Solo Mercoledì, non più Addams
Non è un caso che questa serie infatti s’intitoli Mercoledì e basta, un po’ come certi concorrenti di reality per trovare la nuova stella del pop che per prima cosa perdono il cognome. Certo i genitori Morticia e Gomez ci sono, ma ricoprono un ruolo del tutto marginale nella storia della loro figlioletta. La protagonista ribelle viene spedita alla Nevermore Academy dopo l’ennesimo “incidente” in un liceo di normali studenti. L’accademia che frequentarono i suoi genitori è l’ultima spiaggia per lei e sembra essere il luogo ideale per farla sentire a casa, ricolma com’è di licantropi, sirene e outcast, differenti dalle persone normali. Differenti nel senso di speciali? Quasi sempre sì.
Anche qui però Mercoledì (Jenna Ortega) è la stramba degli strambi, solitaria e insofferente, decisa a seguire la sua strada ed essere indipendente, anche a costo di risultare insopportabile. In piena crisi adolescenziale con la madre,ammantata di una sicurezza di sé esasperante, Mercoledì si ritrova a scontrarsi sia con la direttrice dell’Academia Larissa Weems (un’azzeccata Gwendoline Christie), sia con i misteri del passato scomodo dei suoi genitori. Quando poi una scia di sangue comincerà a spandersi per la cittadina e l’accademia, si trasformerà suo malgrado (ma sotto sotto con un certo gusto) in una detective, per scoprire la verità.
È probabile che ai fan duri e puri degli Addams vecchio stile (sia serie TV, sia film sia fumetto), Mercoledì spezzerà il cuore. L’aspetto e i vezzi sono quelli del personaggio, ma trasformati in una sorta di versione adolescenziale ed emo, terribilmente impulsiva e introspettiva in maniera iper-drammatica, come solo i ragazzini di quell’età sanno essere. Isolare Mercoledì dalla sua famiglia, darle una sorta di potere magico (delle visioni premonitrici) e inserirla in un’accademia piena di creature fantastiche e di tecnologie contemporanee significa privare il personaggio sia della sua connotazione atemporale sia del distacco dalle “cose terrene” che lo rendono tale. La serie guarda a tanti titoli di casa Netflix e non, alla ricerca d’ispirazione: non stupirebbe per esempio vedere all’improvviso apparire al suo fianco Sabrina nella sua incarnazione made in Netflix in una sorta di crossover, tanto i due titoli sono contigui per target e scopi.

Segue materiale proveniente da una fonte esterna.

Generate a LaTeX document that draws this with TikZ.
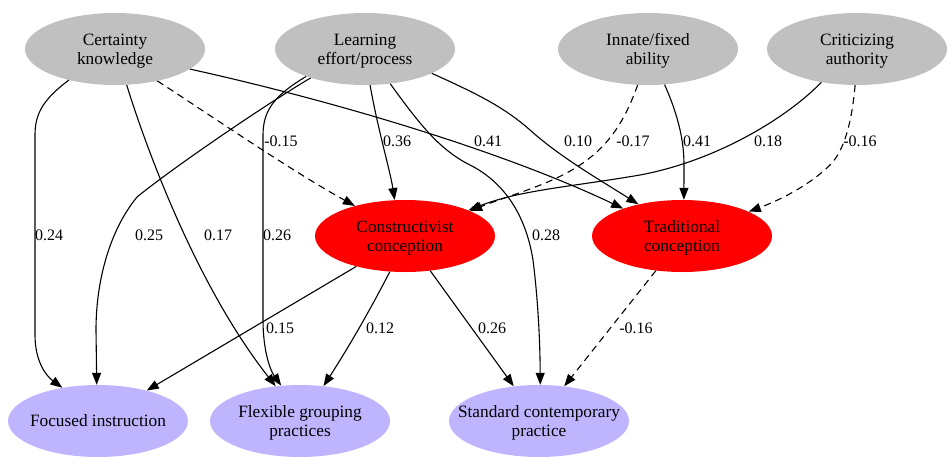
\documentclass[tikz,border=0pt]{standalone}
\usepackage{fontspec}
\setmainfont{Liberation Serif}
\usetikzlibrary{arrows.meta,shapes.geometric}
\definecolor{nodegray}{HTML}{C0C0C0}
\definecolor{lav}{HTML}{BFB5FF}
\newcommand{\ctxt}[1]{\makebox[0pt]{\raisebox{-2pt}[\height][\depth]{\begin{tabular}{@{}c@{}}#1\end{tabular}}}}
\begin{document}
\begin{tikzpicture}[x=1pt,y=-1pt,
  every node/.style={font=\fontsize{16}{18.5}\selectfont},
  nd/.style={ellipse, minimum width=180pt, minimum height=72pt, inner sep=0pt, draw=none, font=\fontsize{17.3}{18.8}\selectfont},
  grayn/.style={nd, fill=nodegray},
  redn/.style={nd, fill=red},
  lavn/.style={nd, fill=lav},
  edge/.style={line width=1.1pt, -{Triangle[length=12pt,width=9pt]}},
  dedge/.style={edge, dash pattern=on 7pt off 5pt},
  lbl/.style={inner sep=0pt}]
\useasboundingbox (0,0) rectangle (948,456);
% nodes
\node[grayn] (cert) at (115,49) {\ctxt{Certainty\\knowledge}};
\node[grayn] (learn) at (365,49) {\ctxt{Learning\\effort/process}};
\node[grayn] (innate) at (648,49) {\ctxt{Innate/fixed\\ability}};
\node[grayn] (crit) at (857,49) {\ctxt{Criticizing\\authority}};
\node[redn] (cons) at (405,236) {\ctxt{Constructivist\\conception}};
\node[redn] (trad) at (682,236) {\ctxt{Traditional\\conception}};
\node[lavn] (foc) at (98,421) {\ctxt{Focused instruction}};
\node[lavn] (flex) at (300,421) {\ctxt{Flexible grouping\\practices}};
\node[lavn] (std) at (539,421) {\ctxt{Standard contemporary\\practice}};
% edges
\draw[edge] (cert.214) .. controls (42,100) and (35,115) .. (35,135) -- (35,335) .. controls (35,360) and (45,375) .. (foc.137);
\draw[edge] (cert.288) .. controls (150,160) and (200,290) .. (flex.125);
\draw[dedge] (cert.323) .. controls (210,115) and (290,170) .. (cons.149);
\draw[edge] (cert.345) .. controls (330,100) and (500,150) .. (trad.155);
\draw[edge] (learn.208) .. controls (260,108) and (170,170) .. (137,197) .. controls (110,230) and (96,280) .. (96,330) -- (foc.92);
\draw[edge] (learn.205) .. controls (275,95) and (263,110) .. (263,135) -- (263,320) .. controls (263,350) and (270,370) .. (flex.118);
\draw[edge] (learn.278) .. controls (378,130) and (390,170) .. (cons.106);
\draw[edge] (learn.306) .. controls (420,125) and (440,150) .. (470,165) .. controls (500,180) and (525,210) .. (533,260) .. controls (538,300) and (540,340) .. (std.88);
\draw[edge] (learn.340) .. controls (480,95) and (505,108) .. (530,130) .. controls (560,157) and (600,180) .. (trad.144);
\draw[dedge] (innate.254) .. controls (625,120) and (610,145) .. (580,165) .. controls (550,185) and (510,195) .. (cons.21);
\draw[edge] (innate.295) .. controls (678,115) and (684,140) .. (684,165) -- (trad.87);
\draw[edge] (crit.223) .. controls (790,115) and (720,160) .. (640,175) .. controls (570,187) and (520,190) .. (cons.22);
\draw[dedge] (crit.267) .. controls (852,120) and (845,150) .. (830,165) .. controls (810,185) and (780,200) .. (trad.20);
\draw[edge] (cons.212) -- (foc.32);
\draw[edge] (cons.247) .. controls (370,310) and (350,345) .. (flex.56);
\draw[edge] (cons.306) -- (std.126);
\draw[dedge] (trad.233) -- (std.54);
% labels
\node[lbl] (l1) at (49,235) {0.24};
\node[lbl] (l2) at (218,235) {0.17};
\node[lbl] (l3) at (281,141) {-0.15};
\node[lbl] (l4) at (488,141) {0.41};
\node[lbl] (l5) at (149,235) {0.25};
\node[lbl] (l6) at (277,235) {0.26};
\node[lbl] (l7) at (397,141) {0.36};
\node[lbl] (l8) at (546,235) {0.28};
\node[lbl] (l9) at (578,141) {0.10};
\node[lbl] (l10) at (633,141) {-0.17};
\node[lbl] (l11) at (697,141) {0.41};
\node[lbl] (l12) at (768,141) {0.18};
\node[lbl] (l13) at (860,141) {-0.16};
\node[lbl] (l14) at (280,328) {0.15};
\node[lbl] (l15) at (380,328) {0.12};
\node[lbl] (l16) at (492,328) {0.26};
\node[lbl] (l17) at (636,328) {-0.16};
\end{tikzpicture}
\end{document}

Mercoledì è pensato per un pubblico di adolescenti
Sfortunatamente la direzione di Tim Burton non apporta granché al solito pacchetto Netflix fatto di budget moderati che talvolta mostrano tutti i loro limiti. Non aspettatevi un Mindhunter con David Fincher, la sua direzione e la sua regia che elevano e personalizzano lo standard Netflix a livelli mai visti. Premete play su mouse o su telecomando aspettandovi una versione sbarazzina, adolescenziale, etnicamente variegata del mito degli Addams, rivolta principalmente a un pubblico di adolescenti che potranno rivedersi in Mercoledì e nei suoi patemi, mentre i più grandi si divertiranno con i personaggi aggiornati di Mano. Senza dimenticare quelli dei poveri adulti alle prese con l’egocentrismo di una Mercoledì ben incarnata da Jenna Ortega e “dai suoi grandi occhi espressivi” (parole di Burton), ma che nel continuare e spiegarsi, mostrarsi e attualizzarsi perde tutto il freddo distacco e quell’alone di mistero che rende il personaggio tanto affascinante.
Fa sorridere, con una vena di tristezza, il limite posto al macabro umorismo necrofilo e assassino della sua famiglia. Ok una ragazzina gotica e un po’ macabra, ma non che si spinga tanto in là da apprezzare, fuori di ironia, criminali e serial killer. Insomma, il ritorno degli Addams è fatto di tumultuose emozioni adolescenziali, misteri e delitti da risolvere, molta ironia ma innocua, del tutto priva della forza di rottura delle precedenti incarnazioni.